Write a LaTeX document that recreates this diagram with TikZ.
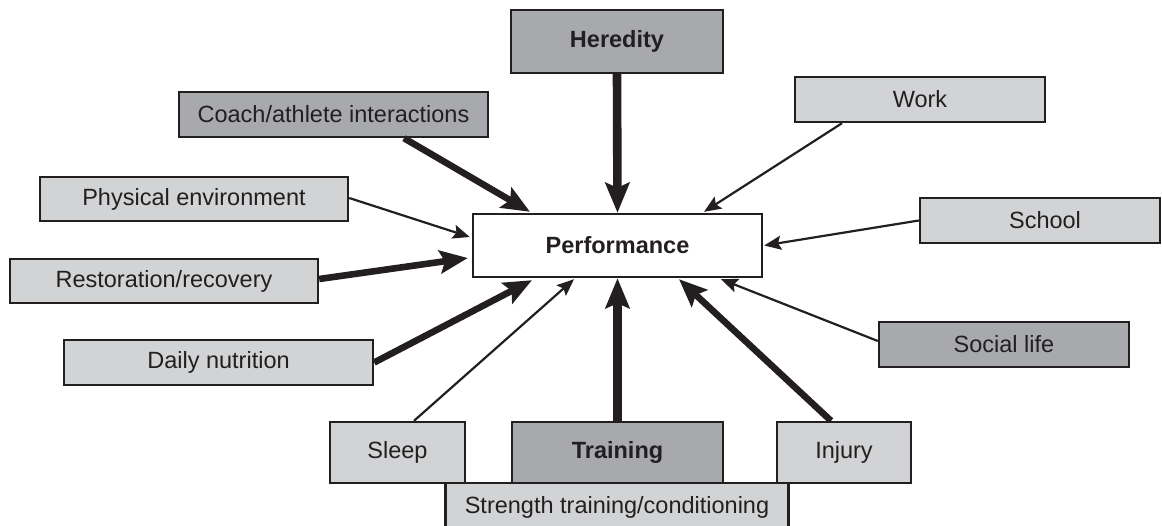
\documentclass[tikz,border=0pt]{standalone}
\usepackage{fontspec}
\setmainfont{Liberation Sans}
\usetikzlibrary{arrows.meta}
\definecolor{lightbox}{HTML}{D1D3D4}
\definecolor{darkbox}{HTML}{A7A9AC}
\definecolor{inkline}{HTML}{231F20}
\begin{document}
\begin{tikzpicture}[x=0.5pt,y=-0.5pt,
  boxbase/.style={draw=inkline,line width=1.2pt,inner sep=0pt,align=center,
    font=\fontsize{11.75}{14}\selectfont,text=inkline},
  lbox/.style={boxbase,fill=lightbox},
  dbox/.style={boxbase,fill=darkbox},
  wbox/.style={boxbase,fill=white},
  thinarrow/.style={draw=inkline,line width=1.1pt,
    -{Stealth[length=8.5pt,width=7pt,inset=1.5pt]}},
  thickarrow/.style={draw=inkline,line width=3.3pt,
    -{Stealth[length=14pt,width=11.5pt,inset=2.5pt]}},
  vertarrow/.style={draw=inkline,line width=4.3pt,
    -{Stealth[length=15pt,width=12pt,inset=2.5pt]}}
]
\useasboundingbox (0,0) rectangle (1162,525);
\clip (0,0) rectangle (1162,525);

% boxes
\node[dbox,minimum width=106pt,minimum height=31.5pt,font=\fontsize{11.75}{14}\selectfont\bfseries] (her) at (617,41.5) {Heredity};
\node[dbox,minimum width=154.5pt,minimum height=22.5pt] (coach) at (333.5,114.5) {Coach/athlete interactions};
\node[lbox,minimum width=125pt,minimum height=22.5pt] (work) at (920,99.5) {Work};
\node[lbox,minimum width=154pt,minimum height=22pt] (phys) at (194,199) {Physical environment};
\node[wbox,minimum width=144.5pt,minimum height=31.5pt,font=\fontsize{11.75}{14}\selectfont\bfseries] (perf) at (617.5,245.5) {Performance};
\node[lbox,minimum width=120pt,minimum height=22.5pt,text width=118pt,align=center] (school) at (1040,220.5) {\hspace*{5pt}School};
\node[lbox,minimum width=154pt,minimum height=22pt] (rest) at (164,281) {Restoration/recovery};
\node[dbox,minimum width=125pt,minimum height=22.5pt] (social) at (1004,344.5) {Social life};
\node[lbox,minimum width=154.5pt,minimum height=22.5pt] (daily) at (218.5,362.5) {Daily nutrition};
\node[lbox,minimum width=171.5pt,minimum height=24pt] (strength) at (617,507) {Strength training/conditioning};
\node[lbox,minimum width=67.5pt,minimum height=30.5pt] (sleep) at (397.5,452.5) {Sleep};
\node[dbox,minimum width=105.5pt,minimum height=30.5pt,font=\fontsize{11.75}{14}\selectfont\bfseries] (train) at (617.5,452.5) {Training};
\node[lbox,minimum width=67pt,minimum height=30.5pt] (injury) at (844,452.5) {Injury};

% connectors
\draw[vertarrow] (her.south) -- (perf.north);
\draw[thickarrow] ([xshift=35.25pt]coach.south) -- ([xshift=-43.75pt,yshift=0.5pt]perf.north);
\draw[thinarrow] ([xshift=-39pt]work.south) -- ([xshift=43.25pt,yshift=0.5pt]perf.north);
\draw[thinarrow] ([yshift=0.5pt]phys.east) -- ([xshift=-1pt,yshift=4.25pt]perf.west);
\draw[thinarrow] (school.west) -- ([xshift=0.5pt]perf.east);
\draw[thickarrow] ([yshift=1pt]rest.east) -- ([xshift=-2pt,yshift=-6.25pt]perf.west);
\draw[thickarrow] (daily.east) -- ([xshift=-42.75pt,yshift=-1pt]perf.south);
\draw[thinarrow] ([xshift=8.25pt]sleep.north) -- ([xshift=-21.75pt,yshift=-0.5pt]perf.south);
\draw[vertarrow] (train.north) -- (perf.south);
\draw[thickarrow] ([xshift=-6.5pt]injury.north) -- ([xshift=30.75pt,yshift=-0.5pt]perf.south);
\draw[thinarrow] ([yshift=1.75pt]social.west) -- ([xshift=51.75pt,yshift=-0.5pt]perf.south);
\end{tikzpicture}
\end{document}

WHAT YOU NEED TO DO: Quote the material exactly. Pictures stay out.

FINAL RESULT:
Write a LaTeX document that recreates this diagram with TikZ.
\documentclass[tikz,border=0pt]{standalone}
\usepackage{fontspec}
\setmainfont{Liberation Sans}
\usetikzlibrary{arrows.meta}
\definecolor{lightbox}{HTML}{D1D3D4}
\definecolor{darkbox}{HTML}{A7A9AC}
\definecolor{inkline}{HTML}{231F20}
\begin{document}
\begin{tikzpicture}[x=0.5pt,y=-0.5pt,
  boxbase/.style={draw=inkline,line width=1.2pt,inner sep=0pt,align=center,
    font=\fontsize{11.75}{14}\selectfont,text=inkline},
  lbox/.style={boxbase,fill=lightbox},
  dbox/.style={boxbase,fill=darkbox},
  wbox/.style={boxbase,fill=white},
  thinarrow/.style={draw=inkline,line width=1.1pt,
    -{Stealth[length=8.5pt,width=7pt,inset=1.5pt]}},
  thickarrow/.style={draw=inkline,line width=3.3pt,
    -{Stealth[length=14pt,width=11.5pt,inset=2.5pt]}},
  vertarrow/.style={draw=inkline,line width=4.3pt,
    -{Stealth[length=15pt,width=12pt,inset=2.5pt]}}
]
\useasboundingbox (0,0) rectangle (1162,525);
\clip (0,0) rectangle (1162,525);

% boxes
\node[dbox,minimum width=106pt,minimum height=31.5pt,font=\fontsize{11.75}{14}\selectfont\bfseries] (her) at (617,41.5) {Heredity};
\node[dbox,minimum width=154.5pt,minimum height=22.5pt] (coach) at (333.5,114.5) {Coach/athlete interactions};
\node[lbox,minimum width=125pt,minimum height=22.5pt] (work) at (920,99.5) {Work};
\node[lbox,minimum width=154pt,minimum height=22pt] (phys) at (194,199) {Physical environment};
\node[wbox,minimum width=144.5pt,minimum height=31.5pt,font=\fontsize{11.75}{14}\selectfont\bfseries] (perf) at (617.5,245.5) {Performance};
\node[lbox,minimum width=120pt,minimum height=22.5pt,text width=118pt,align=center] (school) at (1040,220.5) {\hspace*{5pt}School};
\node[lbox,minimum width=154pt,minimum height=22pt] (rest) at (164,281) {Restoration/recovery};
\node[dbox,minimum width=125pt,minimum height=22.5pt] (social) at (1004,344.5) {Social life};
\node[lbox,minimum width=154.5pt,minimum height=22.5pt] (daily) at (218.5,362.5) {Daily nutrition};
\node[lbox,minimum width=171.5pt,minimum height=24pt] (strength) at (617,507) {Strength training/conditioning};
\node[lbox,minimum width=67.5pt,minimum height=30.5pt] (sleep) at (397.5,452.5) {Sleep};
\node[dbox,minimum width=105.5pt,minimum height=30.5pt,font=\fontsize{11.75}{14}\selectfont\bfseries] (train) at (617.5,452.5) {Training};
\node[lbox,minimum width=67pt,minimum height=30.5pt] (injury) at (844,452.5) {Injury};

% connectors
\draw[vertarrow] (her.south) -- (perf.north);
\draw[thickarrow] ([xshift=35.25pt]coach.south) -- ([xshift=-43.75pt,yshift=0.5pt]perf.north);
\draw[thinarrow] ([xshift=-39pt]work.south) -- ([xshift=43.25pt,yshift=0.5pt]perf.north);
\draw[thinarrow] ([yshift=0.5pt]phys.east) -- ([xshift=-1pt,yshift=4.25pt]perf.west);
\draw[thinarrow] (school.west) -- ([xshift=0.5pt]perf.east);
\draw[thickarrow] ([yshift=1pt]rest.east) -- ([xshift=-2pt,yshift=-6.25pt]perf.west);
\draw[thickarrow] (daily.east) -- ([xshift=-42.75pt,yshift=-1pt]perf.south);
\draw[thinarrow] ([xshift=8.25pt]sleep.north) -- ([xshift=-21.75pt,yshift=-0.5pt]perf.south);
\draw[vertarrow] (train.north) -- (perf.south);
\draw[thickarrow] ([xshift=-6.5pt]injury.north) -- ([xshift=30.75pt,yshift=-0.5pt]perf.south);
\draw[thinarrow] ([yshift=1.75pt]social.west) -- ([xshift=51.75pt,yshift=-0.5pt]perf.south);
\end{tikzpicture}
\end{document}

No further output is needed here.